Limiting the spread of the disease
Bird keepers in Scotland are reminded to maximise biosecurity and keep their flocks housed after avian influenza (H5N1) was confirmed in a flock of approximately 14,000 mixed gamebirds on a gamebird rearing premises in Leven, Glenrothes.
Laboratory results of samples taken from the flock have identified the strain as highly pathogenic in poultry. In order to limit the further spread of disease, appropriate restrictions have been imposed on the premises.
A Protection Zone (PZ) of 3 km and a Surveillance Zone (SZ) of 10 km have now been put in place around the infected premises to limit the risk of spread of the disease. Within these zones a range of controls are in place, including restrictions on the movement of poultry, carcasses, eggs, used poultry litter and manure. Legislation for the H5N1 strain require a Restricted Zone (RZ) to also be declared. However, this RZ will also be 10 km and will have the same extent as the PZ and SZ, with no additional measures.
Public health advice remains that the risk to human health from the virus is very low and food standards bodies advise that avian influenzas pose a very low food safety risk for UK consumers, and it does not affect the consumption of poultry products including eggs.
Producers and bird keepers are reminded to comply with the order to house birds that came in to effect on the 14 December 2020, or ensure they are kept separate from wild birds and follow biosecurity procedures.
Minister for Rural Affairs and the Natural Environment Ben Macpherson said:
“Following this confirmation I have put in place controls required under domestic and EU legislation that will help control any further spread of the disease in the surrounding area. We ask that the public remain vigilant and report any findings of dead wild birds. People should not handle the birds. ”
Scotland’s Chief Veterinary Officer Sheila Voas said:
“This highly pathogenic strain of avian influenza (H5N1) has been confirmed on a farm of approximately 14,000 mixed gamebirds with high mortality in the last few days. All remaining birds are being humanely culled for disease control purposes.
“It is vital that keepers take steps to improve their biosecurity and protect their birds from disease. Keepers who are concerned about the health or welfare of their flock should seek veterinary advice immediately. Your private vet, or your local Animal and Plant Health Agency office, will also be able to practical provide advice on keeping your birds safe from infection.”
In light of evidence from the continent and ongoing high numbers of findings among wild bird populations in GB, the risk of incursion of avian influenza has been increased to very high for wild birds, medium for poultry with high biosecurity, and high for poultry with poor biosecurity.
The UK government’s outbreak assessment following recent cases in the UK.
A cross-Government and industry poster outlining biosecurity advice can be downloaded.
Bird flu is a notifiable animal disease. If you suspect any type of bird flu you must report it immediately. Failure to do so is an offence.
In Great Britain, if you find a single dead bird of prey, gull or wild waterfowl (particularly swans, geese or ducks) or find five or more birds of any other species in the same location and at the same time, you should report them to the Defra helpline (03459 33 55 77 - please select option 7).
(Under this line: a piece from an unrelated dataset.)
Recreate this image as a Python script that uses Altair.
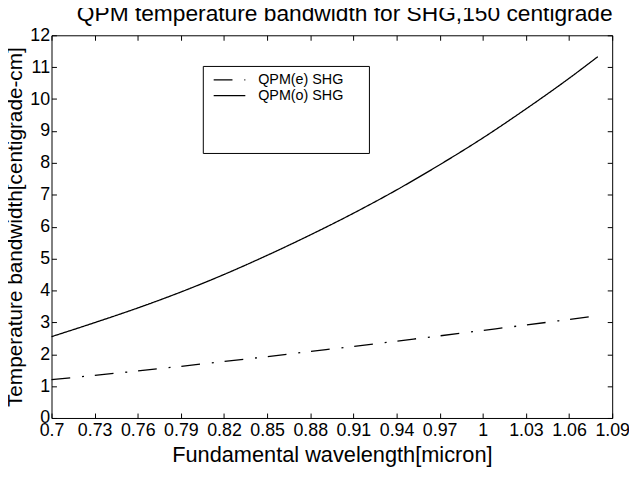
import altair as alt
import pandas as pd

FONT = "Liberation Sans"

wavelength = [0.70, 0.73, 0.76, 0.79, 0.82, 0.85, 0.88, 0.91, 0.94, 0.97, 1.00, 1.03, 1.06, 1.08]
bw_e = [1.20, 1.335, 1.475, 1.62, 1.77, 1.925, 2.085, 2.245, 2.41, 2.575, 2.745, 2.915, 3.09, 3.21]
bw_o = [2.55, 2.99, 3.45, 3.95, 4.50, 5.10, 5.74, 6.42, 7.15, 7.94, 8.78, 9.69, 10.65, 11.33]
series_names = ["QPM(e) SHG", "QPM(o) SHG"]
x_ticks = [0.7, 0.73, 0.76, 0.79, 0.82, 0.85, 0.88, 0.91, 0.94, 0.97, 1.0, 1.03, 1.06, 1.09]
y_ticks = [0, 1, 2, 3, 4, 5, 6, 7, 8, 9, 10, 11, 12]

rows = []
for name, vals in zip(series_names, [bw_e, bw_o]):
    for w, v in zip(wavelength, vals):
        rows.append({"wavelength": w, "bw": v, "series": name})
df = pd.DataFrame(rows)

xscale = alt.Scale(domain=[0.7, 1.09], nice=False, zero=False)
yscale = alt.Scale(domain=[0, 12], nice=False, zero=False)

common_axis = dict(grid=False, domain=False, tickSize=5, offset=-5, tickColor="black",
                   tickWidth=1, labelColor="black", labelFont=FONT, labelFontSize=18,
                   titleFont=FONT, titleFontWeight="normal",
                   titleColor="black", labelOverlap=False, labelFlush=False)

lines = alt.Chart(df).mark_line(color="black", strokeWidth=1.3, interpolate="monotone").encode(
    x=alt.X("wavelength:Q", scale=xscale,
            axis=alt.Axis(orient="bottom", values=x_ticks, format=".2~f",
                          title="Fundamental wavelength[micron]", labelPadding=4,
                          titlePadding=5, titleFontSize=22, **common_axis)),
    y=alt.Y("bw:Q", scale=yscale,
            axis=alt.Axis(orient="left", values=y_ticks, format="d",
                          title="Temperature bandwidth[centigrade-cm]", labelPadding=2,
                          titlePadding=4, titleFontSize=21, **common_axis)),
    strokeDash=alt.StrokeDash(
        "series:N",
        scale=alt.Scale(domain=series_names, range=[[19, 12, 2, 11], [1, 0]]),
        legend=alt.Legend(
            title="_" * 20, titleOrient="bottom", titleFontSize=14, titlePadding=30,
            titleOpacity=0, titleLimit=1000, orient="none", legendX=153, legendY=31,
            strokeColor="black", fillColor="white", padding=6, cornerRadius=0,
            symbolType="stroke", symbolSize=1024, symbolStrokeWidth=1.3,
            symbolStrokeColor="black", symbolOffset=4, clipHeight=16, rowPadding=0,
            labelOffset=12, labelFontSize=14.5, labelFont=FONT, labelColor="black",
            labelLimit=300,
        ),
    ),
)

frame_axis = dict(grid=False, domain=False, tickSize=5, offset=-5, tickColor="black",
                  tickWidth=1, labels=False, title=None)

frame = alt.Chart(df).mark_point(opacity=0).encode(
    x=alt.X("wavelength:Q", scale=xscale, axis=alt.Axis(orient="top", values=x_ticks, **frame_axis)),
    y=alt.Y("bw:Q", scale=yscale, axis=alt.Axis(orient="right", values=y_ticks, **frame_axis)),
)

chart = alt.layer(lines, frame).resolve_axis(x="independent", y="independent").properties(
    width=567, height=387,
    padding={"left": 44, "top": 25, "right": 17, "bottom": 50},
    autosize=alt.AutoSizeParams(type="none"),
    title=alt.Title("QPM temperature bandwidth for SHG,150 centigrade", font=FONT,
                    fontSize=23, fontWeight="normal", color="black", offset=8, dx=13, dy=8),
).configure_view(stroke="black", strokeWidth=1)

chart.save("out.html", embed_options={"renderer": "svg", "actions": False})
You should not touch or pick up the birds.
Keepers should familiarise themselves with the avian flu advice.
You can report suspected case of disease by contacting your local Field Services Office.
In GB, you are legally required to register your birds if you keep more than 50 birds. Keepers with less than 50 birds are strongly encouraged to register. It is also a legal requirement to notify APHA of any significant changes in the average number of birds kept.